The keyword check runs before the API call — cheap, deterministic, and the safest layer in the pipeline.

What the Production Version Needs

A few things this tutorial deliberately skips:

Thread context. A standalone email is easy. A thread with five back-and-forth messages is where it gets fiddly — the draft needs to account for what's already been said. Pass the previous 2–3 messages as context to the draft generator, oldest to newest, and tell the model it's generating a reply within a thread rather than responding to a cold email.
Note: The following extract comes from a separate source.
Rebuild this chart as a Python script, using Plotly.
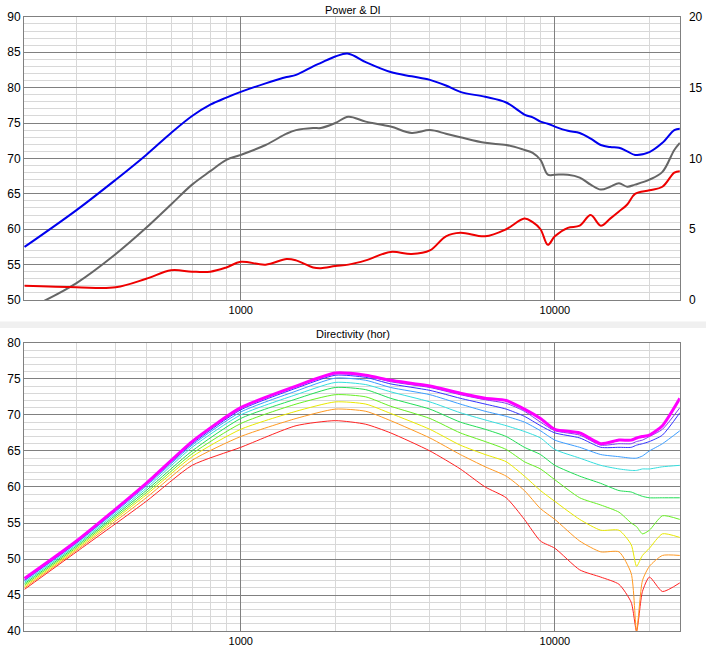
import plotly.graph_objects as go

# Power & DI (top panel)
top_freq = [205, 300, 400, 500, 600, 700, 800, 900, 1000, 1200, 1400, 1500, 1700, 1800, 2000, 2200, 2500,
            3000, 3500, 4000, 4500, 5000, 6000, 7000, 8000, 8500, 9000, 9500, 10000, 11000, 12000, 13000,
            14000, 15000, 16000, 17000, 18000, 20000, 22000, 24000, 25000]
on_axis = [57.5, 62.7, 67.0, 70.5, 73.6, 76.0, 77.6, 78.6, 79.4, 80.6, 81.5, 81.8, 83.0, 83.5, 84.4, 84.8, 83.6,
           82.2, 81.6, 81.1, 80.3, 79.4, 78.7, 77.9, 76.2, 75.8, 75.2, 74.9, 74.5, 73.9, 73.6, 72.8,
           71.9, 71.6, 71.5, 71.0, 70.5, 70.9, 72.2, 74.0, 74.2]
power = [48.5, 52.4, 56.5, 60.2, 63.5, 66.3, 68.2, 69.8, 70.5, 71.9, 73.5, 74.0, 74.3, 74.3, 75.0, 75.9, 75.2,
         74.5, 73.6, 74.0, 73.5, 73.0, 72.2, 71.9, 71.2, 70.8, 69.8, 67.7, 67.7, 67.7, 67.3, 66.3,
         65.6, 66.0, 66.5, 66.0, 66.3, 67.0, 68.1, 71.2, 72.2]
di_left = [52.0, 51.8, 51.8, 53.0, 54.2, 54.0, 54.0, 54.6, 55.4, 55.0, 55.8, 55.6, 54.6, 54.5, 54.8, 55.0, 55.6,
           56.8, 56.5, 57.0, 59.0, 59.5, 59.0, 60.0, 61.5, 61.0, 60.0, 57.8, 59.0, 60.2, 60.5, 62.0,
           60.5, 61.5, 62.5, 63.5, 65.0, 65.5, 66.0, 68.0, 68.2]
di = [(v - 50) / 2 for v in di_left]

# Directivity (hor), 0..90 deg
dir_freq = [205, 300, 500, 700, 1000, 1500, 2000, 2500, 3000, 4000, 5000, 6000, 7000, 8000, 9000, 10000,
            12000, 14000, 16000, 17500, 18200, 19000, 20000, 22000, 25000]
dir_curves = [
    [47.3, 52.5, 60.5, 66.3, 71.0, 74.0, 75.8, 75.5, 74.8, 74.0, 73.0, 72.3, 72.0, 70.8, 69.5, 68.0, 67.5, 66.0, 66.5, 66.5, 66.8, 67.0, 67.2, 68.5, 72.3],
    [47.2, 52.4, 60.4, 66.2, 70.9, 73.9, 75.7, 75.4, 74.6, 73.8, 72.8, 72.1, 71.6, 70.5, 69.0, 67.8, 67.2, 65.8, 66.0, 66.0, 66.3, 66.5, 67.0, 68.0, 71.0],
    [47.1, 52.3, 60.3, 66.0, 70.7, 73.7, 75.5, 75.2, 74.3, 73.4, 72.3, 71.5, 70.8, 69.8, 68.5, 67.5, 66.8, 65.5, 65.5, 65.5, 65.8, 66.0, 66.3, 67.2, 70.3],
    [47.0, 52.2, 60.1, 65.8, 70.4, 73.3, 75.1, 74.8, 73.8, 72.8, 71.5, 70.5, 69.8, 69.0, 67.8, 66.5, 65.5, 64.5, 64.2, 64.0, 64.0, 64.3, 65.0, 66.0, 67.8],
    [46.8, 52.0, 59.8, 65.5, 70.0, 72.8, 74.5, 74.2, 73.2, 71.8, 70.3, 69.3, 68.5, 67.7, 66.8, 65.2, 64.0, 63.0, 62.5, 62.3, 62.3, 62.5, 62.5, 62.8, 63.0],
    [46.6, 51.8, 59.5, 65.0, 69.5, 72.2, 73.8, 73.5, 72.3, 70.8, 69.0, 68.0, 67.0, 65.5, 64.5, 63.0, 61.5, 60.5, 59.5, 59.3, 59.0, 58.7, 58.5, 58.5, 58.5],
    [46.4, 51.6, 59.2, 64.6, 68.8, 71.5, 72.8, 72.5, 71.2, 69.5, 67.5, 66.3, 65.2, 63.5, 62.5, 61.0, 58.5, 57.5, 56.5, 55.0, 54.5, 53.5, 54.0, 56.0, 55.5],
    [46.2, 51.4, 58.9, 64.2, 68.0, 70.5, 71.8, 71.5, 70.2, 68.0, 65.8, 64.5, 63.5, 61.5, 59.5, 58.0, 55.5, 54.0, 54.0, 52.0, 49.0, 50.5, 51.5, 53.5, 53.0],
    [46.0, 51.2, 58.5, 63.7, 67.0, 69.5, 70.8, 70.5, 69.2, 66.8, 64.5, 62.8, 61.5, 59.5, 57.0, 55.5, 52.5, 51.0, 51.0, 48.0, 40.0, 47.0, 49.0, 50.5, 50.5],
    [45.8, 51.0, 58.0, 63.0, 65.5, 68.5, 69.2, 68.7, 67.5, 65.0, 62.5, 60.0, 58.5, 55.5, 52.5, 51.5, 48.5, 47.5, 46.5, 44.0, 40.0, 45.5, 47.5, 45.5, 46.7],
]
dir_colors = ["#ff00ff", "#7b3cf0", "#3333ff", "#3a9cff", "#33dddd", "#22dd55", "#66ee22", "#e8e800", "#ff9922", "#ff2222"]

x_minor = [200, 300, 400, 500, 600, 700, 800, 900, 2000, 3000, 4000, 5000, 6000, 7000, 8000, 9000, 20000]

fig = go.Figure()
fig.add_trace(go.Scatter(x=top_freq, y=power, line=dict(color="#666666", width=2, shape="spline"), xaxis="x", yaxis="y"))
fig.add_trace(go.Scatter(x=top_freq, y=on_axis, line=dict(color="#0000ee", width=2, shape="spline"), xaxis="x", yaxis="y"))
fig.add_trace(go.Scatter(x=top_freq, y=di, line=dict(color="#ee0000", width=2, shape="spline"), xaxis="x", yaxis="y2"))
for i in reversed(range(len(dir_curves))):
    fig.add_trace(go.Scatter(x=dir_freq, y=dir_curves[i],
                             line=dict(color=dir_colors[i], width=3 if i == 0 else 1, shape="spline", smoothing=0.6),
                             xaxis="x2", yaxis="y3"))

font = dict(family="Liberation Sans", size=11, color="#000000")
xcommon = dict(type="log", range=[2.31, 4.398], tickvals=[1000, 10000], ticktext=["1000", "10000"],
               gridcolor="#808080", showline=True, linecolor="#808080", mirror=True, zeroline=False,
               tickfont=font, domain=[0.034, 0.963], automargin=False,
               minor=dict(tickvals=x_minor, gridcolor="#d8d8d8", showgrid=True))
ycommon = dict(dtick=5, gridcolor="#808080", showline=True, linecolor="#808080", mirror=True, zeroline=False,
               tickfont=dict(family="Liberation Sans", size=12, color="#000000"), automargin=False,
               minor=dict(dtick=1, gridcolor="#d8d8d8", showgrid=True))

fig.update_layout(
    width=706, height=648, margin=dict(l=0, r=0, t=0, b=0), showlegend=False,
    paper_bgcolor="white", plot_bgcolor="white",
    xaxis=dict(xcommon, anchor="y"),
    yaxis=dict(ycommon, range=[50, 90], domain=[0.537, 0.974]),
    yaxis2=dict(range=[0, 20], dtick=5, overlaying="y", side="right", showgrid=False, zeroline=False,
                automargin=False, ticklabelstandoff=8,
                tickfont=dict(family="Liberation Sans", size=12, color="#000000"), anchor="x"),
    xaxis2=dict(xcommon, anchor="y3", showticklabels=True),
    yaxis3=dict(ycommon, range=[40, 80], domain=[0.026, 0.471], anchor="x2"),
    shapes=[dict(type="rect", xref="paper", yref="paper", x0=0, x1=1, y0=0.494, y1=0.504,
                 fillcolor="#f0f0f0", line=dict(width=0), layer="below")],
    annotations=[
        dict(text="Power & DI", x=0.5, y=0.997, xref="paper", yref="paper", showarrow=False, font=font, yanchor="top"),
        dict(text="Directivity (hor)", x=0.5, y=0.497, xref="paper", yref="paper", showarrow=False, font=font, yanchor="top"),
    ],
)

fig.write_html("out.html", config={"displayModeBar": False},
               post_script="document.body.style.margin='0';document.body.style.overflow='hidden';")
Draft staging, not auto-send. Route drafts to a review folder first. Even a 95% accurate classifier gets 1 in 20 emails wrong, and the wrong draft sent in your name is its own kind of incident. Most teams I've seen review drafts for a few weeks before enabling any automation at the send layer.

Logging. Track classifications, confidence scores, and human overrides. After 500 emails you'll have enough data to see which categories the model consistently misses and whether your keyword overrides are firing too broadly.

Rate limiting. Processing a backlog of 500 emails runs into per-minute token limits. Add a short sleep between calls or route them through a job queue if you're hitting the ceiling.

How Much Should You Trust the Classifier?

The confidence threshold is the part I keep second-guessing. Set it too low and you're routing genuinely ambiguous emails to humans who then resent being handed garbage. Set it too high and the pipeline becomes a review queue that happens to have classification labels attached.

The 0.75 number above is a starting point, not a recommendation. I've seen it hold fine in a 150-email-per-day support queue with clean categories and steady volume. I've also seen it flood a review queue where customers routinely sent three-sentence emails with no clear ask — the model returned 0.65 confidence on basically everything, not because it was uncertain about the category, but because the emails themselves were genuinely unclear.

What I don't have is a rule for distinguishing those two situations before you've run the pipeline for a week. The first 200 classifications tell you more about calibration than any threshold heuristic you can set in advance — and until then, you're mostly guessing.